While the pressure of the reaction gas in gap 163 is set to a high level, the pressure inside vacuum vessel 156 must be maintained at a level of several mTorr. As a result, the pressure of the reaction gas in gap 163 is kept at a high level, while the supply of the reaction gas to vacuum vessel 156 must be sufficiently small. Therefore, the easiness for the reaction gas to flow (conductance) through the reaction gas inlets formed in shower plate 153 must be small. In order to realize such small conductance, fine gas inlets in shower plate 153 must be formed with extremely high precision (a precision in the order of 10 .mu.m). Meanwhile, shower plate 153 must be formed using dielectric such as ceramic to allow a microwave to propagate. It is extremely difficult to form gas inlets having such high precision in the dielectric. As a result the manufacturing cost of the shower plate is disadvantageously high.
Since the pressure of the reaction gas in gap 163 must be kept at a high level, process conditions such as the component ratio or flow rate of the reaction gas can be hardly precisely controlled. As a result, the process conditions such as the gas component ratio are shifted from a prescribed numerical range, which makes it difficult to adjust the process conditions, and plasma process such as deposition can no longer performed in a prescribed condition.

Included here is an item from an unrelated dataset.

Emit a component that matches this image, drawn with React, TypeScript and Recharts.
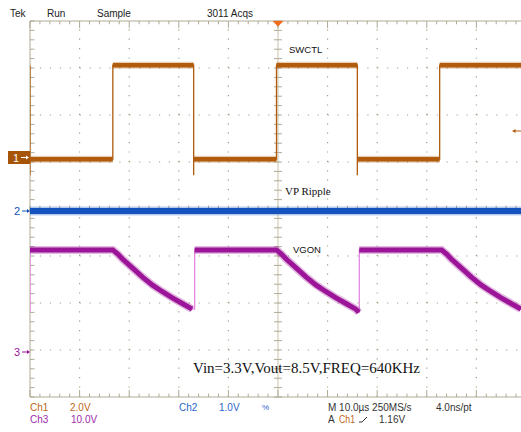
import React from "react";
import { ComposedChart, Line, XAxis, YAxis, ReferenceLine } from "recharts";

// screen in divisions: 9.9 visible of 10 horizontally, 8 vertically
const X_DIVS = 9.9;
const Y_DIVS = 8;

// Ch1 SWCTL (div)
const ch1Low = 5.06;
const ch1High = 7.06;
const ch1Undershoot = 4.72;
const ch1Falls = [0, 3.3, 6.6];
const ch1Rises = [1.67, 4.97, 8.26];

// Ch2 VP ripple
const ch2Times = [0, 2.5, 5, 7.5, 9.9];
const ch2Levels = [3.96, 3.96, 3.96, 3.96, 3.96];

// Ch3 VGON
const ch3High = 3.13;
const ch3Trough = 1.8;
const ch3Jumps = [0, 3.32, 6.64];
const ch3DecayStarts = [1.67, 4.97, 8.3];
const ch3DecayOffsets = [0, 0.1, 0.2, 0.4, 0.6, 0.8, 1.0, 1.2, 1.4, 1.6, 1.66];
const ch3DecayLevels = [3.13, 3.04, 2.93, 2.74, 2.55, 2.38, 2.24, 2.11, 1.99, 1.87, 1.8];

type Pt = { t: number; v: number | null };

function buildCh1() {
  const events = [
    ...ch1Falls.map((t) => ({ t, up: false })),
    ...ch1Rises.map((t) => ({ t, up: true })),
  ].sort((a, b) => a.t - b.t);
  const thin: Pt[] = [];
  const band: Pt[] = [];
  let level = ch1High;
  events.forEach((e, i) => {
    const next = e.up ? ch1High : ch1Low;
    const end = i + 1 < events.length ? events[i + 1].t : X_DIVS;
    thin.push({ t: e.t, v: level });
    if (!e.up) thin.push({ t: e.t, v: ch1Undershoot });
    thin.push({ t: e.t, v: next });
    thin.push({ t: end, v: next });
    band.push({ t: e.t, v: next }, { t: end, v: next }, { t: end, v: null });
    level = next;
  });
  return { thin, band };
}

function buildCh3() {
  const thin: Pt[] = [];
  const band: Pt[] = [];
  let bottom = ch3Trough;
  ch3Jumps.forEach((j, i) => {
    const d = ch3DecayStarts[i];
    const end = i + 1 < ch3Jumps.length ? ch3Jumps[i + 1] : X_DIVS;
    thin.push({ t: j, v: bottom }, { t: j, v: ch3High });
    const seg: Pt[] = [{ t: j, v: ch3High }];
    ch3DecayOffsets.forEach((o, k) => {
      const t = +(d + o).toFixed(3);
      if (t <= end + 0.001) {
        seg.push({ t, v: ch3DecayLevels[k] });
        bottom = ch3DecayLevels[k];
      }
    });
    thin.push(...seg);
    band.push(...seg, { t: seg[seg.length - 1].t, v: null });
  });
  return { thin, band };
}

const ch1 = buildCh1();
const ch3 = buildCh3();
const ch2 = ch2Times.map((t, i) => ({ t, v: ch2Levels[i] }));

const ORANGE = "#b05c0c";
const BLUE = "#1452bd";
const MAGENTA = "#9c1599";
const PINK = "#e58ae3";
const GRID = "#a29c84";
const AXIS = "#b0aa94";

const range = (n: number, step: number) => Array.from({ length: n }, (_, i) => +(i * step).toFixed(3));

export default function App() {
  const minorX = range(50, 0.2).filter((t) => t <= X_DIVS);
  const minorY = range(41, 0.2);
  const isMajor = (v: number) => Math.abs(v - Math.round(v)) < 0.001;

  const tickLines: React.ReactNode[] = [];
  minorX.forEach((t, i) => {
    const big = isMajor(t) ? 0.15 : 0.07;
    tickLines.push(
      <ReferenceLine key={`b${i}`} segment={[{ x: t, y: 0 }, { x: t, y: big }]} stroke={AXIS} />,
      <ReferenceLine key={`t${i}`} segment={[{ x: t, y: Y_DIVS }, { x: t, y: Y_DIVS - big }]} stroke={AXIS} />,
      <ReferenceLine key={`c${i}`} segment={[{ x: t, y: 3.93 }, { x: t, y: 4.07 }]} stroke={AXIS} />
    );
  });
  minorY.forEach((y, i) => {
    tickLines.push(
      <ReferenceLine key={`l${i}`} segment={[{ x: 0, y }, { x: 0.09, y }]} stroke={AXIS} />,
      <ReferenceLine key={`m${i}`} segment={[{ x: 4.92, y }, { x: 5.08, y }]} stroke={AXIS} />
    );
  });

  const sans = "'Liberation Sans', Arial, sans-serif";
  const serif = "'Liberation Serif', 'Times New Roman', serif";

  return (
    <div style={{ position: "absolute", left: 0, top: 0, width: 521, height: 432, overflow: "hidden", background: "#fff" }}>
      <ComposedChart width={521} height={432} margin={{ top: 21, left: 30, right: 0, bottom: 35 }}>
        <XAxis dataKey="t" type="number" domain={[0, X_DIVS]} allowDataOverflow hide />
        <YAxis type="number" domain={[0, Y_DIVS]} allowDataOverflow hide />
        {[1, 2, 3, 4, 6, 7, 8, 9].map((x) => (
          <ReferenceLine key={`gx${x}`} x={x} stroke={GRID} strokeWidth={1.2} strokeDasharray="1.2 8.2" />
        ))}
        {[1, 2, 3, 5, 6, 7].map((y) => (
          <ReferenceLine key={`gy${y}`} y={y} stroke={GRID} strokeWidth={1.2} strokeDasharray="1.2 8.72" />
        ))}
        <ReferenceLine x={5} stroke="#c9c3ad" />
        <ReferenceLine y={4} stroke="#c9c3ad" />
        <ReferenceLine x={0} stroke={AXIS} />
        <ReferenceLine y={0} stroke={AXIS} />
        <ReferenceLine y={Y_DIVS} stroke={AXIS} />
        {tickLines}

        <Line data={ch2} dataKey="v" stroke={BLUE} strokeOpacity={0.3} strokeWidth={9} dot={false} isAnimationActive={false} />
        <Line data={ch2} dataKey="v" stroke={BLUE} strokeWidth={6} dot={false} isAnimationActive={false} />

        <Line data={ch1.thin} dataKey="v" stroke={ORANGE} strokeWidth={1.3} dot={false} isAnimationActive={false} />
        <Line data={ch1.band} dataKey="v" stroke={ORANGE} strokeOpacity={0.3} strokeWidth={7} strokeLinecap="butt" dot={false} isAnimationActive={false} />
        <Line data={ch1.band} dataKey="v" stroke={ORANGE} strokeWidth={4.5} strokeLinecap="butt" dot={false} isAnimationActive={false} />

        <Line data={ch3.thin} dataKey="v" stroke={PINK} strokeWidth={1.3} dot={false} isAnimationActive={false} />
        <Line data={ch3.band} dataKey="v" stroke={MAGENTA} strokeOpacity={0.3} strokeWidth={8} strokeLinecap="butt" dot={false} isAnimationActive={false} />
        <Line data={ch3.band} dataKey="v" stroke={MAGENTA} strokeWidth={5} strokeLinecap="butt" dot={false} isAnimationActive={false} />
      </ComposedChart>

      <svg width={521} height={432} style={{ position: "absolute", left: 0, top: 0, pointerEvents: "none" }}>
        <g fontFamily={sans} fontSize={10} fill="#222">
          <text x={10} y={17}>Tek</text>
          <text x={47} y={17}>Run</text>
          <text x={97} y={17}>Sample</text>
          <text x={207} y={17}>3011 Acqs</text>
        </g>
        <polygon points="272.5,21 283.5,21 278,26.5" fill="#f26b1d" />

        <text x={289} y={53} fontFamily={sans} fontSize={9.5} fill="#111">SWCTL</text>
        <text x={285} y={195} fontFamily={serif} fontSize={11} fill="#111">VP Ripple</text>
        <text x={293} y={253} fontFamily={sans} fontSize={9.5} fill="#111">VGON</text>
        <text x={193} y={373} fontFamily={serif} fontSize={15} fill="#111">Vin=3.3V,Vout=8.5V,FREQ=640KHz</text>

        {/* channel ground markers */}
        <rect x={8} y={151} width={22} height={13} fill="#a65408" />
        <text x={13} y={162} fontFamily={sans} fontSize={11} fill="#fff">1</text>
        <line x1={21} y1={157.5} x2={28} y2={157.5} stroke="#fff" strokeWidth={1} />
        <polygon points="29,157.5 26,155.5 26,159.5" fill="#fff" />

        <text x={14} y={215} fontFamily={sans} fontSize={11} fill={BLUE}>2</text>
        <line x1={22} y1={211} x2={28} y2={211} stroke={BLUE} />
        <polygon points="30,211 27,209 27,213" fill={BLUE} />

        <text x={14} y={356} fontFamily={sans} fontSize={11} fill={MAGENTA}>3</text>
        <line x1={22} y1={352} x2={28} y2={352} stroke={MAGENTA} />
        <polygon points="30,352 27,350 27,354" fill={MAGENTA} />

        <line x1={514} y1={131} x2={521} y2={131} stroke={ORANGE} />
        <polygon points="512,131 515.5,129 515.5,133" fill={ORANGE} />

        <g fontFamily={sans} fontSize={10}>
          <text x={30} y={411} fill="#c0661a">Ch1</text>
          <text x={70} y={411} fill="#c0661a">2.0V</text>
          <text x={179} y={411} fill="#2a66cc">Ch2</text>
          <text x={219} y={411} fill="#2a66cc">1.0V</text>
          <text x={262} y={410} fill="#2a66cc" fontSize={8}>%</text>
          <text x={328} y={411} fill="#333">M 10.0µs 250MS/s</text>
          <text x={436} y={411} fill="#333">4.0ns/pt</text>
          <text x={30} y={423} fill="#a02aaa">Ch3</text>
          <text x={71} y={423} fill="#a02aaa">10.0V</text>
          <text x={328} y={423} fill="#333">A</text>
          <text x={339} y={423} fill="#c0661a" textLength={16} lengthAdjust="spacingAndGlyphs">Ch1</text>
          <line x1={362} y1={422} x2={367} y2={417} stroke="#333" strokeWidth={1} />
          <line x1={359} y1={422} x2={362} y2={422} stroke="#333" strokeWidth={1} />
          <text x={379} y={423} fill="#333">1.16V</text>
        </g>
      </svg>
    </div>
  );
}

In addition, as shown in FIGS. 16 and 17, the conventional radial line slot antenna 151 is circular, in order to apply it to a rectangular substrate for used in a TFT liquid crystal display device or the like, shower plate 153 larger than the rectangular substrate must be used so that the entire surface of the rectangular substrate can be covered. Such rectangular substrates have been increased in size from 500 mm.times.500 mm to 1 m.times.1 m as the liquid crystal display device has come to have a larger size. Radial line slot antenna 151 and shower plate 153 are formed using dielectric such as ceramic as described above. Since it would be difficult to form a large size dielectric plate of ceramic or the like, the conventional plasma process device cannot cope with the large size rectangular type substrate.